Читать книгу "Alljährlich im Frühjahr schwärmen unsere jungen Mädchen nach England" - Simone Müller - Страница 21

«Wir hatten genug vom Nähen»

Оглавление

Bevor sie an jenem Sonntagabend dem jungen Mann begegnet war, hatte Maria mit ihrer Schweizer Kollegin in einem italienischen Restaurant in Golders Green Spaghetti gegessen. Für two and six, für zwei Shilling und sechs Pence, gab es dort einen grossen Teller voll. «Hunger hatte ich eigentlich immer damals.» Zwar bekommt Maria auch bei Familie Green in Hampstead genug, aber: «Die Mutter war halt eine so gute Köchin gewesen. Tadellos. In England wurde das Gemüse nur aus dem Wasser gezogen, es hatte keine Sauce daran, nichts.»

In dem Restaurant essen auch italienische Arbeiter. Sie kommen aus Bedford, wo in den Fünfzigerjahren viele Italiener in der grossen Ziegelfabrik arbeiten. Einer von ihnen hat jeweils eine leere Zigarettenschachtel aus Metall dabei, Marke Express. Er schüttet Alkohol in die Schachtel und reinigt die Uhren seiner Kollegen. «Er sagte jedes Mal zu uns, wir sollten still sein, sonst wisse er nicht mehr, wie die Rädchen zusammengehörten.» Marias Kollegin hat sich mit einem der Arbeiter angefreundet, und an jenem Sonntagnachmittag geht sie mit ihm ins Kino.

Auch Maria geht ins Kino, alleine, in einen anderen Film. Als sie aus dem Kino kommt, trifft sie den jungen Mann mit der hässlichen «National-Health-Brille» – einer Brille des staatlichen britischen Gesundheitsdienstes National Health Service NHS.

Im Juni 1956 war Maria zusammen mit 35 anderen jungen Schweizerinnen nach England gekommen. Eine Agentur hatte ihnen Stellen vermittelt und die Reise organisiert. Maria war 24 Jahre alt und, abgesehen von kurzen Abstechern «ins Deutsche», noch nie im Ausland gewesen. Frankreich, dann der Ärmelkanal: «Dieses schreckliche alte Schiff, das vergesse ich nie mehr!» Von Dover nach London: «Das war furchtbar, diese Häuser. Nicht einmal angestrichen und ganz verwahrlost.» In London Victoria wartet der Chauffeur am Bahnhof, Maria wird mit dem Rolls Royce abgeholt: «Die Kolleginnen haben nur so geschaut.»

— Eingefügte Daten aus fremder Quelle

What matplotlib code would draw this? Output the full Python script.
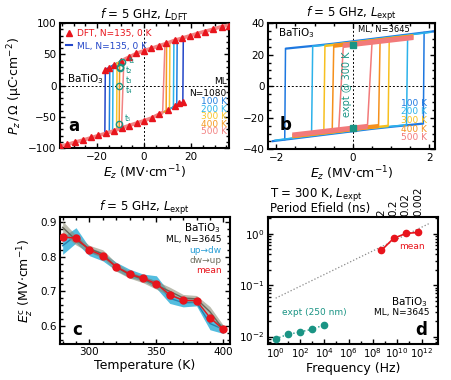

Guntmadingen aus der Vogelperspektive. Auf der grossen Foto­grafie in Marias Wohnzimmer ist ein kleines Dorf zu sehen. Rings um das Dorf Felder, im Süden Wald. Hinter dem Wald beginnt Deutschland.

Maria hatte als einzige von sieben Geschwistern eine Berufsausbildung gemacht, eine Schneiderinnenlehre in Neuhausen am Rheinfall. Nach der Lehre arbeitete sie ein Jahr in Männedorf, zwei Jahre in Olten und dann in Schaffhausen. «Das war eine ganz tolle Stelle in Schaffhausen. Aber manchmal hatten wir einfach genug vom Nähen.» Wir – drei junge Schneiderinnen, die 1956 im gleichen Atelier arbeiten und alle zusammen beschliessen: «Jetzt gehen wir nach England und lernen Englisch.»